Na semana passada, a Câmara dos Deputados aprovou a Proposta de Emenda à Constituição (PEC) do Orçamento Impositivo, que obriga o governo a pagar as emendas parlamentares individuais e ainda prevê uma destinação escalonada de recursos da União para a saúde.
"Agora sabemos que parte das medidas fiscais não vão sobreviver ao Congresso.
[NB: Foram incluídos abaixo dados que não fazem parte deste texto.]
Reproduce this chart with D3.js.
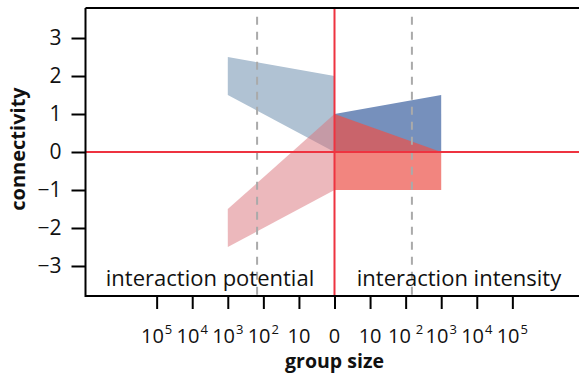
<!DOCTYPE html>
<html>
<head>
<meta charset="utf-8">
<script src="https://cdn.jsdelivr.net/npm/d3@7"></script>
<style>
  html, body { margin: 0; padding: 0; background: #fff; }
  svg { display: block; font-family: "Open Sans", "Noto Sans", sans-serif; }
</style>
</head>
<body>
<svg id="chart" width="579" height="376"></svg>
<script>
// Group size on a mirrored log axis: negative side = interaction potential, positive side = interaction intensity
const xTickValues = [-5, -4, -3, -2, -1, 0, 1, 2, 3, 4, 5];
const xTickBase   = ["10", "10", "10", "10", "10", "0", "10", "10", "10", "10", "10"];
const xTickExp    = ["5", "4", "3", "2", "", "", "", "2", "3", "4", "5"];
const yTickValues = [-3, -2, -1, 0, 1, 2, 3];

// Shaded bands (group size in log10 units, connectivity)
const potentialReachX = [-3, 0, 0, -3];
const potentialReachY = [2.5, 2, 0, 1.5];
const intensityReachX = [0, 3, 3, 0];
const intensityReachY = [1, 1.5, 0, 0];
const potentialConnX  = [-3, 0, 0, -3];
const potentialConnY  = [-1.5, 1, -1, -2.5];
const intensityConnX  = [0, 3, 3, 0];
const intensityConnY  = [1, 0, -1, -1];

// Reference group size (~150) marked on both sides
const dunbarLines = [-Math.log10(150), Math.log10(150)];

const regionLabels = ["interaction potential", "interaction intensity"];
const regionLabelX = [-3.5, 3.5];

const svg = d3.select("#chart");
const x = d3.scaleLinear().domain([-7, 7]).range([85.5, 583.5]);
const y = d3.scaleLinear().domain([-3.79, 3.79]).range([296, 8]);

const toPoints = (xs, ys) => xs.map((v, i) => [x(v), y(ys[i])]);
const line = d3.line();

const bands = [
  { xs: potentialReachX, ys: potentialReachY, fill: "#b0c2d3", op: 1 },
  { xs: intensityReachX, ys: intensityReachY, fill: "#7690bc", op: 1 },
  { xs: potentialConnX,  ys: potentialConnY,  fill: "rgb(217,113,121)", op: 0.5 },
  { xs: intensityConnX,  ys: intensityConnY,  fill: "rgb(236,81,72)", op: 0.7 }
];
svg.append("g").selectAll("path").data(bands).join("path")
  .attr("d", d => line(toPoints(d.xs, d.ys)) + "Z")
  .attr("fill", d => d.fill)
  .attr("fill-opacity", d => d.op);

// dashed reference lines
svg.append("g").selectAll("line").data(dunbarLines).join("line")
  .attr("x1", d => x(d)).attr("x2", d => x(d))
  .attr("y1", y(3.56)).attr("y2", y.range()[0])
  .attr("stroke", "#aaaaaa").attr("stroke-width", 2)
  .attr("stroke-dasharray", "8,7");

// red zero lines
svg.append("line")
  .attr("x1", x(-7)).attr("x2", 579)
  .attr("y1", y(0)).attr("y2", y(0))
  .attr("stroke", "#ee3340").attr("stroke-width", 2);
svg.append("line")
  .attr("x1", x(0)).attr("x2", x(0))
  .attr("y1", y.range()[1]).attr("y2", y.range()[0])
  .attr("stroke", "#ee3340").attr("stroke-width", 2);

// frame: left, top, bottom
const frame = svg.append("g").attr("stroke", "#000").attr("stroke-width", 2).attr("fill", "none");
frame.append("path")
  .attr("d", `M${x(-7)},${y.range()[1]}H579M${x(-7)},${y.range()[1]}V${y.range()[0]}H579`);

// y axis
const yAxis = svg.append("g")
  .attr("transform", `translate(${x(-7)},0)`)
  .call(d3.axisLeft(y).tickValues(yTickValues).tickSize(14).tickPadding(10)
    .tickFormat(d => d < 0 ? "\u2212" + Math.abs(d) : d));
yAxis.select(".domain").remove();
yAxis.selectAll(".tick line").attr("stroke", "#000").attr("stroke-width", 2);
yAxis.selectAll(".tick text").attr("font-size", 21).attr("fill", "#111")
  .attr("font-family", "Open Sans");

// x axis
const xAxis = svg.append("g")
  .attr("transform", `translate(0,${y.range()[0]})`)
  .call(d3.axisBottom(x).tickValues(xTickValues).tickSize(13).tickFormat(""));
xAxis.select(".domain").remove();
xAxis.selectAll(".tick line").attr("stroke", "#000").attr("stroke-width", 2);

const xLabels = svg.append("g").attr("font-size", 20).attr("fill", "#111");
xTickValues.forEach((v, i) => {
  const t = xLabels.append("text")
    .attr("x", x(v)).attr("y", 343)
    .attr("text-anchor", "middle");
  t.append("tspan").text(xTickBase[i]);
  if (xTickExp[i]) {
    t.append("tspan")
      .attr("font-size", 13)
      .attr("dy", -9)
      .attr("dx", (i === 7) ? 5 : 1)
      .text(xTickExp[i]);
  }
});

// region labels
svg.append("g").selectAll("text").data(regionLabels).join("text")
  .attr("x", (d, i) => x(regionLabelX[i]))
  .attr("y", 286)
  .attr("text-anchor", "middle")
  .attr("font-size", 22)
  .attr("fill", "#111")
  .text(d => d);

// axis titles
svg.append("text")
  .attr("x", x(0)).attr("y", 368)
  .attr("text-anchor", "middle")
  .attr("font-size", 19.5).attr("font-weight", "bold").attr("fill", "#111")
  .text("group size");
svg.append("text")
  .attr("transform", "translate(25,149) rotate(-90)")
  .attr("text-anchor", "middle")
  .attr("font-size", 20).attr("font-weight", "bold").attr("fill", "#111")
  .text("connectivity");
</script>
</body>
</html>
É possível que as autoridades não consigam cumprir o que prometeram", disse o diretor de pesquisa para mercados emergentes do Goldman Sachs, Alberto Ramos.
Ele não acredita, contudo, que isso deva levar a um rebaixamento do rating do Brasil. "É mais do que o número absoluto do superávit primário. (As agências de risco) querem ver um esforço genuíno e entendem que fazer um ajuste fiscal será difícil", acrescentou.
Correção
Especialistas identificaram duas consequências para os mercados de capitais: por um lado, há espaço para uma correção dos preços dos ativos nos próximos meses; por outro, se o rebaixamento de fato ocorrer, a reação tende a ser contida.
"O Brasil é um mercado emergente bastante barato, especialmente entre seus pares em termos de ratings", disse o gestor da Acadian Asset Management Bryan Carter, em Boston. "Então o mercado provavelmente está exagerando, mas precisamos de um catalisador para acreditar nisso." Isso poderia vir sob a forma de uma melhora contínua nos resultados fiscais, após o governo não conseguir fazer economia para pagar juros da dívida em 2014 pela primeira vez em mais de dez anos.
Investidores buscarão nos próximos números sinais de que os esforços da equipe econômica do segundo mandato da presidente Dilma Rousseff estão rendendo dividendos, mesmo em meio ao quadro de atividade estagnada, que limita a arrecadação tributária.
"O mercado precisará ver melhora persistente, mês a mês, no lado fiscal", disse a estrategista para a América Latina do Jefferies, Siobhan Morden, para quem o maior risco ao grau de investimento brasileiro seria a "falta de comprometimento político com o ajuste fiscal".
De qualquer modo, se a correção dos ativos ocorrer, ela não deve vir tão cedo, não só devido à confiança abalada na política fiscal brasileira, mas também porque os problemas na Petrobras, no centro de um escândalo por sobrepreço em contratos, devem continuar fazendo investidores exigirem rendimentos maiores de ativos brasileiros.
Carter, da Acadian, baseou-se em outros casos de corrupção semelhantes em países emergentes para sustentar que o estresse com a estatal petroleira não passará logo. "O escândalo infligiu danos de longo prazo à credibilidade da companhia e do setor público brasileiro", disse ele.